## SOURCE MATERIAL
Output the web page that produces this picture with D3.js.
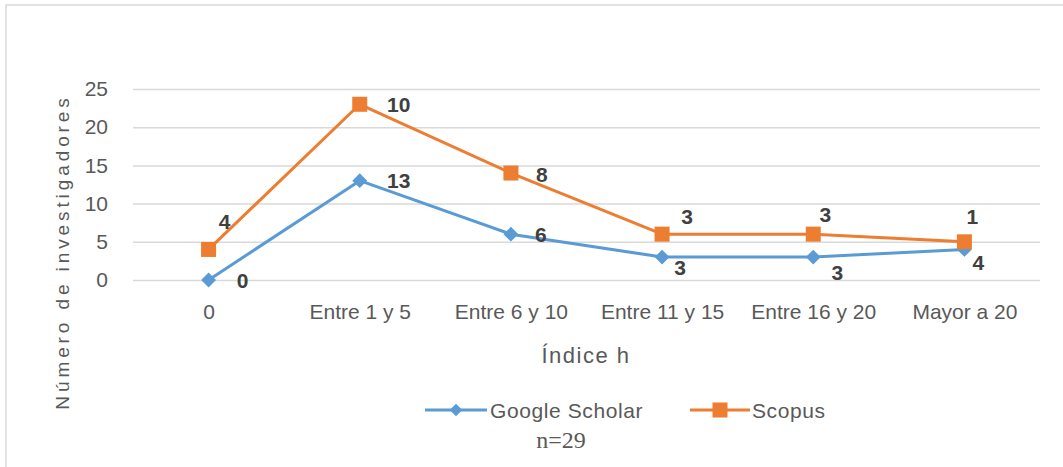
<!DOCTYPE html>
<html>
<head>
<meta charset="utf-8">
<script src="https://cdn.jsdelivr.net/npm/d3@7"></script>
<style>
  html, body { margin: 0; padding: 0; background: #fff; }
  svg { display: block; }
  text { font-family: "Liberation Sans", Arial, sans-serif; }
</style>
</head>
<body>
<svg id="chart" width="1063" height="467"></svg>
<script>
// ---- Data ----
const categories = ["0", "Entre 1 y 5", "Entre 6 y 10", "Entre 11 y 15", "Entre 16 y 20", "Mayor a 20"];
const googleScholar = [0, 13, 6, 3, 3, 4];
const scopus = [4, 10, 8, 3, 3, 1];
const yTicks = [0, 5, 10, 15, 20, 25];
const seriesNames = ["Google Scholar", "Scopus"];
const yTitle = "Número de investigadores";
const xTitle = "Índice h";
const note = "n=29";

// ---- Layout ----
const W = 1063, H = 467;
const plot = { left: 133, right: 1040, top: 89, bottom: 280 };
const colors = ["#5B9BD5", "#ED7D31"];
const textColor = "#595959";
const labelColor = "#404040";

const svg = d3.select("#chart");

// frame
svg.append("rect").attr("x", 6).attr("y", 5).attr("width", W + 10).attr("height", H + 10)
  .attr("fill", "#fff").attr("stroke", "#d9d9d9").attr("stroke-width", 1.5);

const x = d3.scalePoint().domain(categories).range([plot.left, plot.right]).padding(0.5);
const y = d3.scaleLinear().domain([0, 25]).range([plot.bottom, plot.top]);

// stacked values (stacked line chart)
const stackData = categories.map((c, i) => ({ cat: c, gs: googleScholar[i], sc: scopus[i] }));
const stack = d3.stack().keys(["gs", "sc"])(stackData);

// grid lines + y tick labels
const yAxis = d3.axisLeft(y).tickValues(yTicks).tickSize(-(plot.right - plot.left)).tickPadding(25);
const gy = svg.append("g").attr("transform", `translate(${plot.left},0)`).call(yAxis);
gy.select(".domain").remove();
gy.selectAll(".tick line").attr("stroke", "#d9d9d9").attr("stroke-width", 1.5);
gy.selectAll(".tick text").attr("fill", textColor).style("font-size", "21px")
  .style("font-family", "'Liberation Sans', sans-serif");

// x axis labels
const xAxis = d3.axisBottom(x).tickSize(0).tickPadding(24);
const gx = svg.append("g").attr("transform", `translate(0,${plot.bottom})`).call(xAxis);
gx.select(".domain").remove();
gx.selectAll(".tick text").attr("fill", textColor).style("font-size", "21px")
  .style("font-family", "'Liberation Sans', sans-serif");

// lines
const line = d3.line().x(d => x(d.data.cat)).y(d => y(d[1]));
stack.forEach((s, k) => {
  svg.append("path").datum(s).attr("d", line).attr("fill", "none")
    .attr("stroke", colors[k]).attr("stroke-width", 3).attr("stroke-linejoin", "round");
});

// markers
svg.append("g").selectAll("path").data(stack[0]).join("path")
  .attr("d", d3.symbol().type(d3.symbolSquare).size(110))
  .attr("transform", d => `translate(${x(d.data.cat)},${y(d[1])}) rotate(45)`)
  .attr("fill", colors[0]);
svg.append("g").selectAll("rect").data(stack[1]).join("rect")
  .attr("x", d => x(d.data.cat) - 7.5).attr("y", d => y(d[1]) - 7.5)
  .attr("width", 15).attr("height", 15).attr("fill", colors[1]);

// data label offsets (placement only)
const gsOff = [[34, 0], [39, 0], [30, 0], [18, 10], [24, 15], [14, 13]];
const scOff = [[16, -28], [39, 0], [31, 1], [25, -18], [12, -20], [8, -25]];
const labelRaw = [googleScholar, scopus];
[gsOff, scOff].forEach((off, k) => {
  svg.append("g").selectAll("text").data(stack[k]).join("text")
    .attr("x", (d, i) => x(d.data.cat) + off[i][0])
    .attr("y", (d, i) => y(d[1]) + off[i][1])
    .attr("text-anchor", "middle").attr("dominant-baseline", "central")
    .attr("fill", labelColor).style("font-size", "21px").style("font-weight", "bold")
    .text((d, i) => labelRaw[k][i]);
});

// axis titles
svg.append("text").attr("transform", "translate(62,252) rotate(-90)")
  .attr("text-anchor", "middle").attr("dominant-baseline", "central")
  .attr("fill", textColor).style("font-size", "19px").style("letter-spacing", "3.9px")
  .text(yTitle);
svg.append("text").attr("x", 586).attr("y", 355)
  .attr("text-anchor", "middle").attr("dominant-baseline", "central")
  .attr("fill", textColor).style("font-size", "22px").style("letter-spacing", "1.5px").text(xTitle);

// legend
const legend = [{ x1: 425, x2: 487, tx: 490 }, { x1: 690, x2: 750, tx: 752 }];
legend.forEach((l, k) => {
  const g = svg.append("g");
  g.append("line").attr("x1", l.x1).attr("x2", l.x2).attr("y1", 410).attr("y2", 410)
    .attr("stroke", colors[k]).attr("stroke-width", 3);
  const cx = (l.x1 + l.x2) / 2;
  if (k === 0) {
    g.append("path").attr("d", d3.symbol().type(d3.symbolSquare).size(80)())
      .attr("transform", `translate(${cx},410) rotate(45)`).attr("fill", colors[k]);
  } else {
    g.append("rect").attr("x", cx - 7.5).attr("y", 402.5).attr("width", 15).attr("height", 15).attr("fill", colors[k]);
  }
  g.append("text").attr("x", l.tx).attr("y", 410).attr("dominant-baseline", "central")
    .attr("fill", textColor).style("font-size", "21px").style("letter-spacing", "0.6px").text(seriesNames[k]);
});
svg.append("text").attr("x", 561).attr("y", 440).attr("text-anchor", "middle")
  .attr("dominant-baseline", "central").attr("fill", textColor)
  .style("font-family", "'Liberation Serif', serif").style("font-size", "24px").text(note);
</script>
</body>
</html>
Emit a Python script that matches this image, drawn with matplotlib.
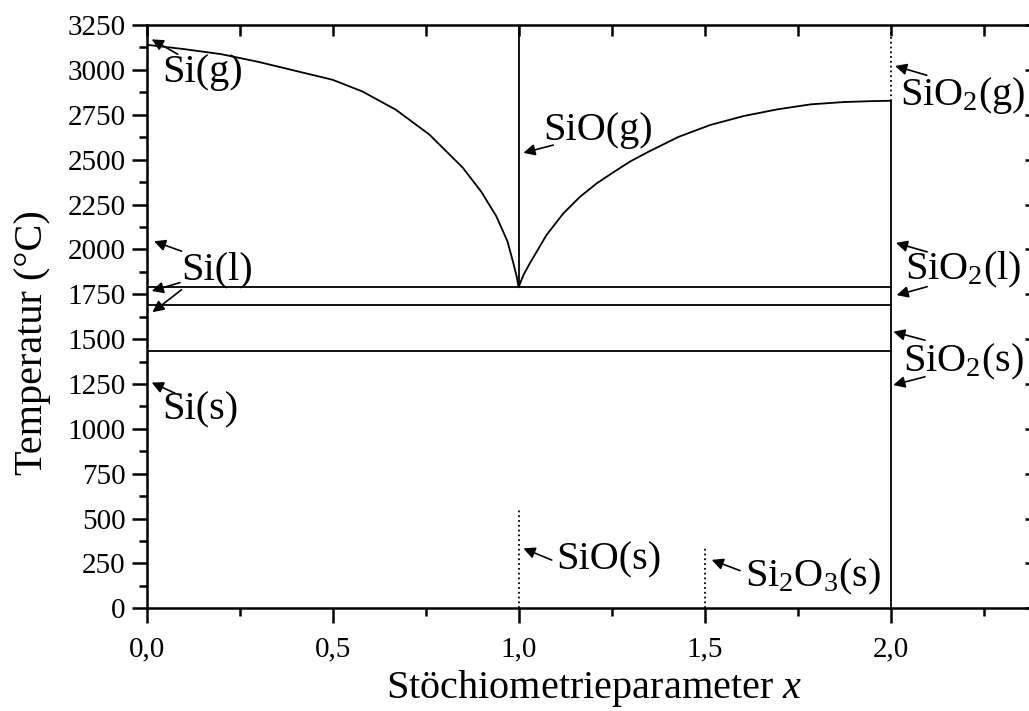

## TASK DESCRIPTION
Copy out the data above exactly, except the pictures.

## SOLUTION TO THE EXERCISE
Output the web page that produces this picture with D3.js.
<!DOCTYPE html>
<html>
<head>
<meta charset="utf-8">
<script src="https://cdn.jsdelivr.net/npm/d3@7"></script>
<style>
  html, body { margin: 0; padding: 0; background: #fff; }
  svg { display: block; }
  text { font-family: "Liberation Sans", Arial, sans-serif; }
</style>
</head>
<body>
<svg id="chart" width="1063" height="467"></svg>
<script>
// ---- Data ----
const categories = ["0", "Entre 1 y 5", "Entre 6 y 10", "Entre 11 y 15", "Entre 16 y 20", "Mayor a 20"];
const googleScholar = [0, 13, 6, 3, 3, 4];
const scopus = [4, 10, 8, 3, 3, 1];
const yTicks = [0, 5, 10, 15, 20, 25];
const seriesNames = ["Google Scholar", "Scopus"];
const yTitle = "Número de investigadores";
const xTitle = "Índice h";
const note = "n=29";

// ---- Layout ----
const W = 1063, H = 467;
const plot = { left: 133, right: 1040, top: 89, bottom: 280 };
const colors = ["#5B9BD5", "#ED7D31"];
const textColor = "#595959";
const labelColor = "#404040";

const svg = d3.select("#chart");

// frame
svg.append("rect").attr("x", 6).attr("y", 5).attr("width", W + 10).attr("height", H + 10)
  .attr("fill", "#fff").attr("stroke", "#d9d9d9").attr("stroke-width", 1.5);

const x = d3.scalePoint().domain(categories).range([plot.left, plot.right]).padding(0.5);
const y = d3.scaleLinear().domain([0, 25]).range([plot.bottom, plot.top]);

// stacked values (stacked line chart)
const stackData = categories.map((c, i) => ({ cat: c, gs: googleScholar[i], sc: scopus[i] }));
const stack = d3.stack().keys(["gs", "sc"])(stackData);

// grid lines + y tick labels
const yAxis = d3.axisLeft(y).tickValues(yTicks).tickSize(-(plot.right - plot.left)).tickPadding(25);
const gy = svg.append("g").attr("transform", `translate(${plot.left},0)`).call(yAxis);
gy.select(".domain").remove();
gy.selectAll(".tick line").attr("stroke", "#d9d9d9").attr("stroke-width", 1.5);
gy.selectAll(".tick text").attr("fill", textColor).style("font-size", "21px")
  .style("font-family", "'Liberation Sans', sans-serif");

// x axis labels
const xAxis = d3.axisBottom(x).tickSize(0).tickPadding(24);
const gx = svg.append("g").attr("transform", `translate(0,${plot.bottom})`).call(xAxis);
gx.select(".domain").remove();
gx.selectAll(".tick text").attr("fill", textColor).style("font-size", "21px")
  .style("font-family", "'Liberation Sans', sans-serif");

// lines
const line = d3.line().x(d => x(d.data.cat)).y(d => y(d[1]));
stack.forEach((s, k) => {
  svg.append("path").datum(s).attr("d", line).attr("fill", "none")
    .attr("stroke", colors[k]).attr("stroke-width", 3).attr("stroke-linejoin", "round");
});

// markers
svg.append("g").selectAll("path").data(stack[0]).join("path")
  .attr("d", d3.symbol().type(d3.symbolSquare).size(110))
  .attr("transform", d => `translate(${x(d.data.cat)},${y(d[1])}) rotate(45)`)
  .attr("fill", colors[0]);
svg.append("g").selectAll("rect").data(stack[1]).join("rect")
  .attr("x", d => x(d.data.cat) - 7.5).attr("y", d => y(d[1]) - 7.5)
  .attr("width", 15).attr("height", 15).attr("fill", colors[1]);

// data label offsets (placement only)
const gsOff = [[34, 0], [39, 0], [30, 0], [18, 10], [24, 15], [14, 13]];
const scOff = [[16, -28], [39, 0], [31, 1], [25, -18], [12, -20], [8, -25]];
const labelRaw = [googleScholar, scopus];
[gsOff, scOff].forEach((off, k) => {
  svg.append("g").selectAll("text").data(stack[k]).join("text")
    .attr("x", (d, i) => x(d.data.cat) + off[i][0])
    .attr("y", (d, i) => y(d[1]) + off[i][1])
    .attr("text-anchor", "middle").attr("dominant-baseline", "central")
    .attr("fill", labelColor).style("font-size", "21px").style("font-weight", "bold")
    .text((d, i) => labelRaw[k][i]);
});

// axis titles
svg.append("text").attr("transform", "translate(62,252) rotate(-90)")
  .attr("text-anchor", "middle").attr("dominant-baseline", "central")
  .attr("fill", textColor).style("font-size", "19px").style("letter-spacing", "3.9px")
  .text(yTitle);
svg.append("text").attr("x", 586).attr("y", 355)
  .attr("text-anchor", "middle").attr("dominant-baseline", "central")
  .attr("fill", textColor).style("font-size", "22px").style("letter-spacing", "1.5px").text(xTitle);

// legend
const legend = [{ x1: 425, x2: 487, tx: 490 }, { x1: 690, x2: 750, tx: 752 }];
legend.forEach((l, k) => {
  const g = svg.append("g");
  g.append("line").attr("x1", l.x1).attr("x2", l.x2).attr("y1", 410).attr("y2", 410)
    .attr("stroke", colors[k]).attr("stroke-width", 3);
  const cx = (l.x1 + l.x2) / 2;
  if (k === 0) {
    g.append("path").attr("d", d3.symbol().type(d3.symbolSquare).size(80)())
      .attr("transform", `translate(${cx},410) rotate(45)`).attr("fill", colors[k]);
  } else {
    g.append("rect").attr("x", cx - 7.5).attr("y", 402.5).attr("width", 15).attr("height", 15).attr("fill", colors[k]);
  }
  g.append("text").attr("x", l.tx).attr("y", 410).attr("dominant-baseline", "central")
    .attr("fill", textColor).style("font-size", "21px").style("letter-spacing", "0.6px").text(seriesNames[k]);
});
svg.append("text").attr("x", 561).attr("y", 440).attr("text-anchor", "middle")
  .attr("dominant-baseline", "central").attr("fill", textColor)
  .style("font-family", "'Liberation Serif', serif").style("font-size", "24px").text(note);
</script>
</body>
</html>
Emit a Python script that matches this image, drawn with matplotlib.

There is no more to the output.